# Couple of recent duck calls



## Macdietrich (Sep 29, 2014)

Well I had a customer call me and wanted some duck calls made from wood and wasn't specific basicly showed him some blanks I'd gotten back from K&G and he picked 4 blanks. I told him it would be basicly a surprise what they'd look like because the blanks come back from K&G coated and extremely hard to tell what they are and how they will look.
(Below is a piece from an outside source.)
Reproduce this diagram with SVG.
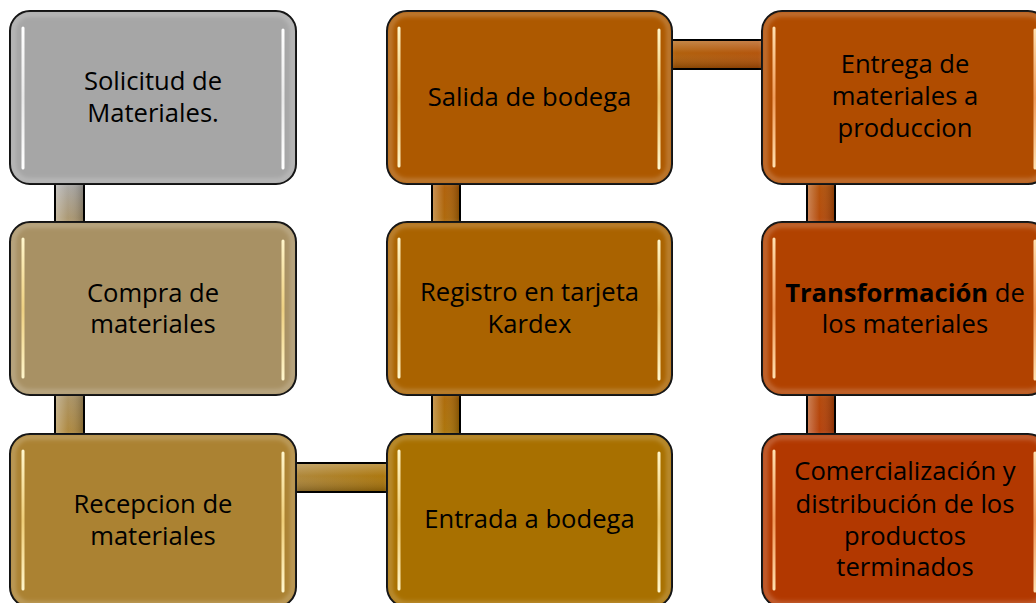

IMO he picked some winners!!!! From left to right stabilized dyed purple BLM burl, stabilized blue BLM burl, stabilzed black BEB & stabilized green BLM burl. All are oil and buffed finish and thanks for looking!!!!
http://i1075.Rule #2/albums/w421/macdietrich/2C905AF0-DA21-4CF6-8ABE-AE407637D422.jpg
http://i1075.Rule #2/albums/w421/macdietrich/481A37CC-62FF-4661-81BD-3F8022FEE385.jpg

Reactions: Like 2 | EyeCandy! 10


----------



## ironman123 (Sep 29, 2014)

Mac, good to see you putting more on here. Those are some good lookers and I am sure they are good sounding. Really like those last two.

Reactions: Thank You! 1 | Agree 2


----------



## manbuckwal (Sep 29, 2014)

Handsome calls Mac !

Reactions: Thank You! 1


----------



## Sirfishalot (Dec 15, 2014)

Awesome work McClain!

JayT


----------



## axelsmith1 (Dec 15, 2014)

Not only did he pick some winners, you made them better! Nice work


----------



## eaglea1 (Dec 16, 2014)

Very cool and I like the bands you used as well.


----------



## justallan (Dec 16, 2014)

Nice calls, Mac.


----------



## michael dee (Dec 16, 2014)

Awesome design on the calls,great job


----------